Иванов вовсе не думал иллюстрировать повесть Гоголя об Аннунциате. С гордой красавицей из Альбано невеста в акварели Иванова имеет мало общего. Но мир на окраинах Рима, где вся жизнь проходит на улице, где даже мать обычно разговаривает с дочерью не иначе, как высунувшись из окна, где с утра из окон выглядывают синьора Грация, надевая юбку, или синьора Лучия, расчесывая волосы, где всем известно, кто купил себе платок и у кого к обеду будет рыба, кто любовником у Барбаруччи и какой капуцин лучше исповедует, — этот живой, красочный мир римской окраины в повести Гоголя своей живостью и веселостью соприкасается с акварелью Иванова. Сколько раз русские художники-пенсионеры в Риме брались за сходные шуточные темы! Лишь одному Иванову удалось даже в рамках бытового жанра быть таким же глубоким, каким он был и в исторической живописи.
В октябре после сбора винограда в Риме и в окрестностях города несколько дней царит веселое, праздничное настроение. По городу разъезжают коляски; в них сидят разряженные римские красавицы и молодые люди; повсюду звучит тамбурин; на улицах исполняется тартарелла. В народных праздниках звучали отзвуки древнего италийского почитания Вакха.

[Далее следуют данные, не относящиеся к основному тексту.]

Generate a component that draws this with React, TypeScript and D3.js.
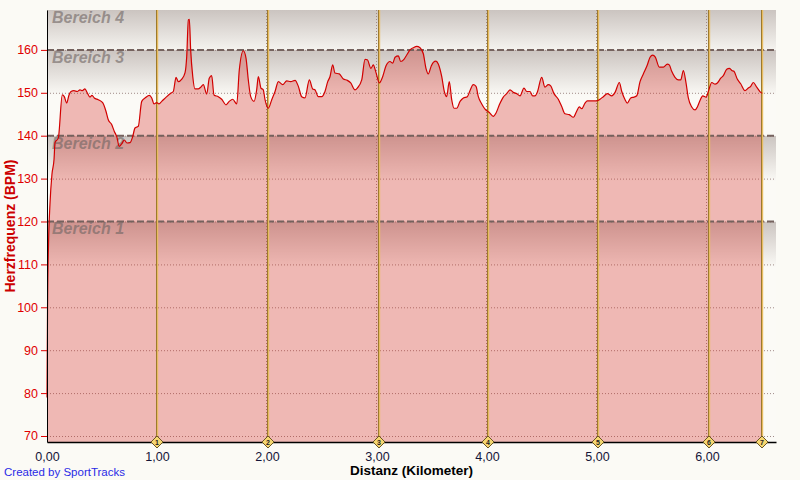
import * as d3 from "d3";
import { useEffect, useRef } from "react";

// Distanz in km und Herzfrequenz in BPM
const distanceKm = [
  0, 0.005, 0.014, 0.027, 0.045, 0.064, 0.073, 0.103, 0.139, 0.157, 0.179, 0.2, 0.218, 0.245, 0.275, 0.3,
  0.321, 0.345, 0.366, 0.391, 0.409, 0.43, 0.466, 0.506, 0.536, 0.557, 0.588, 0.612, 0.634, 0.657, 0.679,
  0.703, 0.727, 0.755, 0.779, 0.8, 0.83, 0.861, 0.897, 0.93, 0.952, 0.973, 0.997, 1.018, 1.043, 1.088,
  1.125, 1.148, 1.173, 1.194, 1.225, 1.255, 1.27, 1.285, 1.294, 1.306, 1.325, 1.345, 1.375, 1.397, 1.421,
  1.452, 1.475, 1.497, 1.518, 1.557, 1.588, 1.627, 1.657, 1.688, 1.725, 1.748, 1.785, 1.809, 1.83, 1.852,
  1.882, 1.906, 1.921, 1.945, 1.966, 1.982, 2.012, 2.043, 2.073, 2.103, 2.143, 2.179, 2.215, 2.255, 2.285,
  2.315, 2.345, 2.385, 2.415, 2.436, 2.466, 2.497, 2.527, 2.552, 2.573, 2.597, 2.618, 2.657, 2.694, 2.73,
  2.761, 2.8, 2.821, 2.861, 2.891, 2.912, 2.945, 2.966, 2.991, 3.021, 3.052, 3.082, 3.118, 3.143, 3.164,
  3.194, 3.215, 3.245, 3.27, 3.3, 3.33, 3.361, 3.391, 3.421, 3.445, 3.466, 3.491, 3.512, 3.536, 3.557,
  3.588, 3.612, 3.633, 3.657, 3.679, 3.7, 3.725, 3.755, 3.785, 3.821, 3.845, 3.875, 3.9, 3.921, 3.952,
  3.982, 4.021, 4.057, 4.082, 4.112, 4.148, 4.179, 4.209, 4.239, 4.27, 4.3, 4.336, 4.361, 4.391, 4.415,
  4.436, 4.457, 4.497, 4.527, 4.557, 4.579, 4.609, 4.648, 4.679, 4.709, 4.748, 4.785, 4.815, 4.839, 4.861,
  4.891, 4.912, 4.952, 4.997, 5.027, 5.057, 5.094, 5.134, 5.164, 5.203, 5.225, 5.255, 5.275, 5.306, 5.336,
  5.361, 5.391, 5.421, 5.457, 5.482, 5.506, 5.53, 5.566, 5.603, 5.639, 5.657, 5.679, 5.709, 5.739, 5.761,
  5.785, 5.809, 5.83, 5.861, 5.891, 5.912, 5.936, 5.961, 5.991, 6.012, 6.043, 6.073, 6.094, 6.125, 6.148,
  6.179, 6.203, 6.225, 6.245, 6.275, 6.306, 6.345, 6.375, 6.397, 6.421, 6.452, 6.488, 6.503,
];
const heartRate = [
  79, 100, 115, 124, 131, 134.5, 138.4, 139.5, 149.5, 149.1, 147.6, 149.5, 150.3, 150.5, 150.3, 150.7,
  150.5, 150.9, 150, 149, 149.4, 148.8, 148.4, 147.7, 145.7, 143.7, 142.6, 141, 139.8, 137.5, 138.1,
  139, 138.3, 138.4, 139.8, 141.8, 142.2, 148, 148.9, 149.4, 148.8, 147.4, 147.7, 147.4, 148, 149.1,
  149.9, 150.3, 153.6, 152.6, 153.2, 154.7, 158.4, 167, 167.1, 160, 153.8, 150.9, 150.9, 151.3, 151.9,
  149.7, 153.4, 154, 149.5, 149.1, 148.5, 147.2, 148, 148.5, 147.4, 155.3, 159.8, 158.1, 153, 149.1,
  148, 150.7, 153.8, 151.1, 150.7, 148.4, 146.4, 148.4, 150.3, 152.6, 151.9, 152.8, 152.6, 152.9, 151.5,
  149.1, 148.8, 153, 150.9, 150.7, 149.1, 149.1, 150.3, 152.6, 153.8, 156.5, 154.6, 154.4, 153.2, 152.9,
  152.3, 150.7, 151.1, 153, 157.8, 157.7, 155.7, 156.5, 154.7, 152.3, 153.8, 156.3, 157.3, 156.9, 158.3,
  158.6, 157.3, 157.8, 158.8, 160, 160.5, 160.8, 160.5, 159.1, 155.7, 154.4, 156.1, 157.1, 157.4, 156.7,
  153.8, 150.3, 149.1, 152.6, 148.4, 146.4, 146.4, 148, 148.8, 149.1, 150.5, 151.9, 151.5, 149.1, 147.4,
  146.2, 145.4, 144.5, 145.3, 147.2, 149, 149.8, 150.7, 150.1, 149.8, 149.3, 151.1, 150.3, 150.3, 149.3,
  149.3, 150.1, 153.6, 151.3, 151.9, 151.6, 149.8, 148.5, 146.8, 145.1, 144.9, 144.3, 145.7, 146.7, 146.3,
  147.6, 148.1, 148.1, 148.1, 148.5, 149.1, 149.8, 149.3, 150.1, 152.4, 150.3, 148.4, 147.6, 148.8, 149,
  149.3, 152.6, 154.4, 156.5, 158.3, 158.8, 158.3, 156, 156, 156.7, 156.5, 155, 153.6, 153, 153,
  155.2, 152.3, 148.8, 146.7, 146, 146.7, 148.2, 149.3, 149, 150.3, 152.4, 152, 152.3, 153.4, 154,
  155.5, 155.7, 155.2, 155, 153.2, 152.1, 150.5, 151.1, 151.5, 152.4, 151.3, 150.1, 149.9,
];

// Runden-Markierungen
const lapKm = [1.003, 2.012, 3.018, 4.012, 5.012, 6.021, 6.503];
const lapLabels = ["1", "2", "3", "4", "5", "6", "7"];

// Herzfrequenz-Bereiche
const zoneNames = ["Bereich 1", "Bereich 2", "Bereich 3", "Bereich 4"];
const zoneLimits = [120, 140, 160];

const yTicks = [70, 80, 90, 100, 110, 120, 130, 140, 150, 160];
const xTicks = [0, 1, 2, 3, 4, 5, 6];

const W = 800;
const H = 480;
const margin = { top: 10, right: 24, bottom: 38, left: 47 };
const FONT = "'Liberation Sans', Arial, sans-serif";

const App = () => {
  const chartRef = useRef<SVGSVGElement>(null);

  useEffect(() => {
    const svg = d3.select(chartRef.current);
    svg.selectAll("*").remove();

    const x = d3.scaleLinear().domain([0, 6.627]).range([margin.left, W - margin.right]);
    const y = d3.scaleLinear().domain([68.6, 169.3]).range([H - margin.bottom, margin.top]);
    const [yMin, yMax] = y.domain();

    // hintergrund
    svg.append("rect").attr("width", W).attr("height", H).attr("fill", "#fbfaf5");

    // bereiche mit verlauf
    const bounds = [yMin, ...zoneLimits, yMax];
    const defs = svg.append("defs");
    zoneNames.forEach((name, i) => {
      const top = y(bounds[i + 1]);
      const bottom = y(bounds[i]);
      const grad = defs.append("linearGradient")
        .attr("id", "zone" + i)
        .attr("gradientUnits", "userSpaceOnUse")
        .attr("x1", 0).attr("x2", 0)
        .attr("y1", top).attr("y2", top + 46);
      grad.append("stop").attr("offset", 0).attr("stop-color", "#cbc4c0");
      grad.append("stop").attr("offset", 1).attr("stop-color", "#fbfaf6");
      svg.append("rect")
        .attr("x", x(0))
        .attr("y", top)
        .attr("width", x.range()[1] - x(0))
        .attr("height", bottom - top)
        .attr("fill", `url(#zone${i})`);
    });

    // gitter
    svg.append("g")
      .selectAll("line")
      .data(yTicks)
      .join("line")
      .attr("x1", x(0)).attr("x2", x.range()[1])
      .attr("y1", d => y(d) + 0.5).attr("y2", d => y(d) + 0.5)
      .attr("stroke", "#a08a88")
      .attr("stroke-dasharray", "1,2");
    svg.append("g")
      .selectAll("line")
      .data(xTicks.slice(1))
      .join("line")
      .attr("x1", d => Math.round(x(d)) - 0.5).attr("x2", d => Math.round(x(d)) - 0.5)
      .attr("y1", y.range()[1]).attr("y2", y.range()[0])
      .attr("stroke", "#a08a88")
      .attr("stroke-dasharray", "1,2");

    const pts = distanceKm.map((d, i) => [d, heartRate[i]] as [number, number]);

    // flaeche
    const area = d3.area<[number, number]>()
      .x(d => x(d[0]))
      .y0(y(yMin))
      .y1(d => y(d[1]))
      .curve(d3.curveMonotoneX);
    svg.append("path")
      .attr("d", area(pts))
      .attr("fill", "rgba(212, 40, 32, 0.31)");

    // bereichsgrenzen
    svg.append("g")
      .selectAll("line")
      .data(zoneLimits)
      .join("line")
      .attr("x1", x(0)).attr("x2", x.range()[1])
      .attr("y1", d => y(d)).attr("y2", d => y(d))
      .attr("stroke", "#75625e")
      .attr("stroke-width", 2)
      .attr("stroke-dasharray", "7,3");

    // bereichsnamen
    svg.append("g")
      .selectAll("text")
      .data(zoneNames)
      .join("text")
      .attr("x", x(0) + 5)
      .attr("y", (d, i) => y(bounds[i + 1]) + 13)
      .attr("font-family", FONT)
      .attr("font-size", 16)
      .attr("font-weight", "bold")
      .attr("font-style", "italic")
      .attr("fill", "rgba(110, 100, 98, 0.6)")
      .text(d => d);

    // runden-linien
    const laps = svg.append("g");
    lapKm.forEach(k => {
      const lx = Math.round(x(k));
      laps.append("rect")
        .attr("x", lx - 1).attr("y", y.range()[1])
        .attr("width", 1).attr("height", y.range()[0] - y.range()[1])
        .attr("fill", "#9c7a2e");
      laps.append("rect")
        .attr("x", lx).attr("y", y.range()[1])
        .attr("width", 1.2).attr("height", y.range()[0] - y.range()[1])
        .attr("fill", "#e8bc62");
    });

    // linie
    const line = d3.line<[number, number]>()
      .x(d => x(d[0]))
      .y(d => y(d[1]))
      .curve(d3.curveMonotoneX);
    svg.append("path")
      .attr("d", line(pts))
      .attr("fill", "none")
      .attr("stroke", "#d20000")
      .attr("stroke-width", 1.2);

    // y-achse
    const yAxis = svg.append("g")
      .attr("transform", `translate(${margin.left}, 0)`)
      .call(d3.axisLeft(y).tickValues(yTicks).tickSize(6).tickPadding(3).tickSizeOuter(0));
    yAxis.select(".domain").attr("stroke", "#000");
    yAxis.selectAll(".tick line").attr("stroke", "#e00000");
    yAxis.selectAll(".tick text")
      .attr("fill", "#e00000")
      .attr("font-family", FONT)
      .attr("font-size", 12.5);

    // x-achse
    const xAxis = svg.append("g")
      .attr("transform", `translate(0, ${H - margin.bottom})`)
      .call(d3.axisBottom(x).tickValues(xTicks).tickSize(0).tickPadding(10).tickSizeOuter(0)
        .tickFormat(d => d3.format(".2f")(d as number).replace(".", ",")));
    xAxis.select(".domain").attr("stroke", "#000").attr("stroke-width", 1.5);
    xAxis.selectAll(".tick text")
      .attr("fill", "#141438")
      .attr("font-family", FONT)
      .attr("font-size", 12.5);

    // runden-rauten
    const marks = svg.append("g")
      .selectAll("g")
      .data(lapKm)
      .join("g")
      .attr("transform", d => `translate(${Math.round(x(d))}, ${H - margin.bottom})`);
    marks.append("path")
      .attr("d", "M0,-6L6,0L0,6L-6,0Z")
      .attr("fill", "#f6d670")
      .attr("stroke", "#6a5624");
    marks.append("text")
      .attr("text-anchor", "middle")
      .attr("y", 2.5)
      .attr("font-family", FONT)
      .attr("font-size", 7)
      .attr("font-weight", "bold")
      .attr("fill", "#222")
      .text((d, i) => lapLabels[i]);

    // titel
    svg.append("text")
      .attr("transform", `translate(15, ${(y.range()[0] + y.range()[1]) / 2}) rotate(-90)`)
      .attr("text-anchor", "middle")
      .attr("font-family", FONT)
      .attr("font-size", 14)
      .attr("font-weight", "bold")
      .attr("fill", "#cc0000")
      .text("Herzfrequenz (BPM)");
    svg.append("text")
      .attr("x", (x.range()[0] + x.range()[1]) / 2)
      .attr("y", 475)
      .attr("text-anchor", "middle")
      .attr("font-family", FONT)
      .attr("font-size", 13.5)
      .attr("font-weight", "bold")
      .attr("fill", "#000")
      .text("Distanz (Kilometer)");
    svg.append("text")
      .attr("x", 4)
      .attr("y", 476)
      .attr("font-family", FONT)
      .attr("font-size", 11.5)
      .attr("fill", "#2a2ae6")
      .text("Created by SportTracks");
  }, []);

  return (
    <svg ref={chartRef} width={W} height={H} style={{ position: "absolute", left: 0, top: 0 }} />
  );
};

export default App;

В них проявлялось умение римлян повеселиться, их изобретательность и пылкий южный темперамент. В октябрьских праздниках нередко принимали участие и чужеземцы. Смешиваясь с толпой и перебрасываясь с местными жителями острыми словечками, они любовались тем, как в городе после нестерпимого летнего зноя пробуждается жизнь в первые прохладные дни осени.
На тему «Октябрьские праздники» Ивановым было задумано три акварели. Одна из них — «У Монте Тестаччо». Здесь действие происходит на окраине города близ знаменитой горы черепков глиняной посуды. Прямо на улице расставлены столы, за которыми пирует римское простонародье. Перед столами происходит такая сценка. Низкорослый горбун со сжатыми кулаками стремительно бежит навстречу женщине, а она, грациозно изогнувшись, широко разворачивает в руках своих ленту. Перед ними три молодых человека: один, приподняв цилиндр, вытирает со лба пот, видимо запыхавшись после только что исполненного танца. Другой, засунув все десять пальцев в рот, оглушительно свистит. Третий протягивает руки и собирается поймать убежавшую от него девушку, которая словно ищет защиты у своих подруг, стоящих с бубнами в тени портика. В сущности, изображена типичная ссора в духе трастеверинцев. Но у Иванова столкновение, способное перейти в драку, поглощается всесильной стихийной пляской. Недаром ритмическое расположение фигур девушек и юношей передает на языке графики общий строй народного веселья.